Repeat the lines below exactly as they appear, but leave out the images.
________
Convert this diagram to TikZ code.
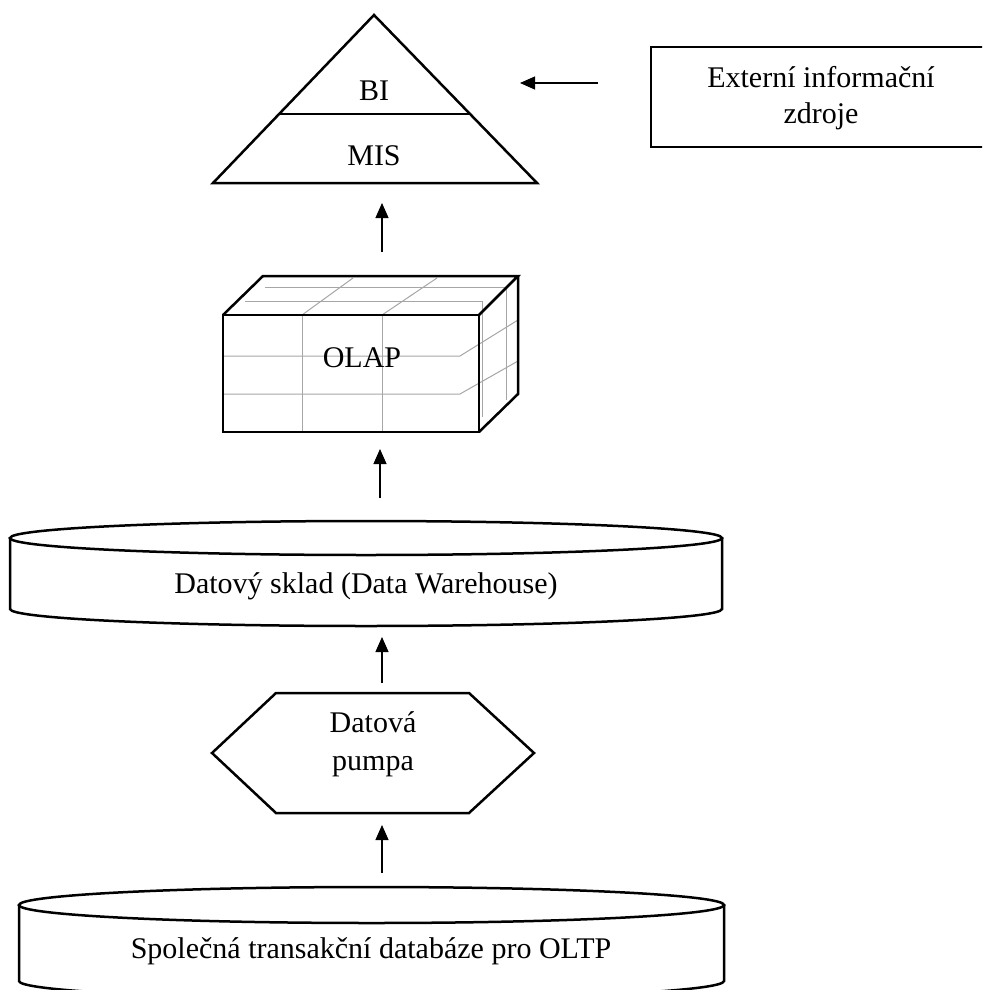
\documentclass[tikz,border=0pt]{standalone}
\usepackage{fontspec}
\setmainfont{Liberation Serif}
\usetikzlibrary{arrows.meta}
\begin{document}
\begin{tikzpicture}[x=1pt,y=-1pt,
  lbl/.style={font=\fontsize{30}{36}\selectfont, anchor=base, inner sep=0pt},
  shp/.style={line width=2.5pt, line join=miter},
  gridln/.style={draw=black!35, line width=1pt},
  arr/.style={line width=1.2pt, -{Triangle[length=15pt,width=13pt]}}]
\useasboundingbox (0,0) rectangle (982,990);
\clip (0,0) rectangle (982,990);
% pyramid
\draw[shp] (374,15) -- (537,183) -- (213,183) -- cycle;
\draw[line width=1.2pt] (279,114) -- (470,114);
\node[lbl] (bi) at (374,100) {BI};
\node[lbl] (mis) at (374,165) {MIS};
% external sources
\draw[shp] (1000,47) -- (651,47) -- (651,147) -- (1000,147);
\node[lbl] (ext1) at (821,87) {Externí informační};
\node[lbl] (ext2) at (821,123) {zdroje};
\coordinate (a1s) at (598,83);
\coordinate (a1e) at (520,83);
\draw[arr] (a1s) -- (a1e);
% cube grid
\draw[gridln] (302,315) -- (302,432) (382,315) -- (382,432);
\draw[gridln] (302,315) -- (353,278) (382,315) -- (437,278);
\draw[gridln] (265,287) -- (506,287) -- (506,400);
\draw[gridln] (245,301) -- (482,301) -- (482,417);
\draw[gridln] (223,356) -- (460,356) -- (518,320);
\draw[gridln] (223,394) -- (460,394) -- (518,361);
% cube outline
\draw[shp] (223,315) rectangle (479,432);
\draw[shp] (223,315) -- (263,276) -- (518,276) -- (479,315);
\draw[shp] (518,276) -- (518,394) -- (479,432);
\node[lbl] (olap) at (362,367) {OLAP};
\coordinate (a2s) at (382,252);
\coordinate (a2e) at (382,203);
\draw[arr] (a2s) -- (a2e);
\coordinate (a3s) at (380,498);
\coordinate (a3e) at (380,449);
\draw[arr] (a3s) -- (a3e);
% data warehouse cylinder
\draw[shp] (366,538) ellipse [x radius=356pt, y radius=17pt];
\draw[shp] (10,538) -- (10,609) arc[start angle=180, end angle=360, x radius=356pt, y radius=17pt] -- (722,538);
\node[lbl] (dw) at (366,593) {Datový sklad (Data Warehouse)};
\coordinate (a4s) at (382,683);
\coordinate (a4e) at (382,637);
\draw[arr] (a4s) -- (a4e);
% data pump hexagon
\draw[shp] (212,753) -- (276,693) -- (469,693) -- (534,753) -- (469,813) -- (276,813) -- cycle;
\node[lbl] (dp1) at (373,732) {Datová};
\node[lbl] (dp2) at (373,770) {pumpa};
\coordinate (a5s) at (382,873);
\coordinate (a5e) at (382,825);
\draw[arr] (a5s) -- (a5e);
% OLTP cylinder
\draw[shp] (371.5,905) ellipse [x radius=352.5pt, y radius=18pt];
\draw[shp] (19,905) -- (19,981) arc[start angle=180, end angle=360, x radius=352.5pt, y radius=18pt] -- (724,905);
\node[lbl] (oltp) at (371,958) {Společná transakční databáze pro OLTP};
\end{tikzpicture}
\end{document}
________
# Finished answer:
Convert this diagram to TikZ code.
\documentclass[tikz,border=0pt]{standalone}
\usepackage{fontspec}
\setmainfont{Liberation Serif}
\usetikzlibrary{arrows.meta}
\begin{document}
\begin{tikzpicture}[x=1pt,y=-1pt,
  lbl/.style={font=\fontsize{30}{36}\selectfont, anchor=base, inner sep=0pt},
  shp/.style={line width=2.5pt, line join=miter},
  gridln/.style={draw=black!35, line width=1pt},
  arr/.style={line width=1.2pt, -{Triangle[length=15pt,width=13pt]}}]
\useasboundingbox (0,0) rectangle (982,990);
\clip (0,0) rectangle (982,990);
% pyramid
\draw[shp] (374,15) -- (537,183) -- (213,183) -- cycle;
\draw[line width=1.2pt] (279,114) -- (470,114);
\node[lbl] (bi) at (374,100) {BI};
\node[lbl] (mis) at (374,165) {MIS};
% external sources
\draw[shp] (1000,47) -- (651,47) -- (651,147) -- (1000,147);
\node[lbl] (ext1) at (821,87) {Externí informační};
\node[lbl] (ext2) at (821,123) {zdroje};
\coordinate (a1s) at (598,83);
\coordinate (a1e) at (520,83);
\draw[arr] (a1s) -- (a1e);
% cube grid
\draw[gridln] (302,315) -- (302,432) (382,315) -- (382,432);
\draw[gridln] (302,315) -- (353,278) (382,315) -- (437,278);
\draw[gridln] (265,287) -- (506,287) -- (506,400);
\draw[gridln] (245,301) -- (482,301) -- (482,417);
\draw[gridln] (223,356) -- (460,356) -- (518,320);
\draw[gridln] (223,394) -- (460,394) -- (518,361);
% cube outline
\draw[shp] (223,315) rectangle (479,432);
\draw[shp] (223,315) -- (263,276) -- (518,276) -- (479,315);
\draw[shp] (518,276) -- (518,394) -- (479,432);
\node[lbl] (olap) at (362,367) {OLAP};
\coordinate (a2s) at (382,252);
\coordinate (a2e) at (382,203);
\draw[arr] (a2s) -- (a2e);
\coordinate (a3s) at (380,498);
\coordinate (a3e) at (380,449);
\draw[arr] (a3s) -- (a3e);
% data warehouse cylinder
\draw[shp] (366,538) ellipse [x radius=356pt, y radius=17pt];
\draw[shp] (10,538) -- (10,609) arc[start angle=180, end angle=360, x radius=356pt, y radius=17pt] -- (722,538);
\node[lbl] (dw) at (366,593) {Datový sklad (Data Warehouse)};
\coordinate (a4s) at (382,683);
\coordinate (a4e) at (382,637);
\draw[arr] (a4s) -- (a4e);
% data pump hexagon
\draw[shp] (212,753) -- (276,693) -- (469,693) -- (534,753) -- (469,813) -- (276,813) -- cycle;
\node[lbl] (dp1) at (373,732) {Datová};
\node[lbl] (dp2) at (373,770) {pumpa};
\coordinate (a5s) at (382,873);
\coordinate (a5e) at (382,825);
\draw[arr] (a5s) -- (a5e);
% OLTP cylinder
\draw[shp] (371.5,905) ellipse [x radius=352.5pt, y radius=18pt];
\draw[shp] (19,905) -- (19,981) arc[start angle=180, end angle=360, x radius=352.5pt, y radius=18pt] -- (724,905);
\node[lbl] (oltp) at (371,958) {Společná transakční databáze pro OLTP};
\end{tikzpicture}
\end{document}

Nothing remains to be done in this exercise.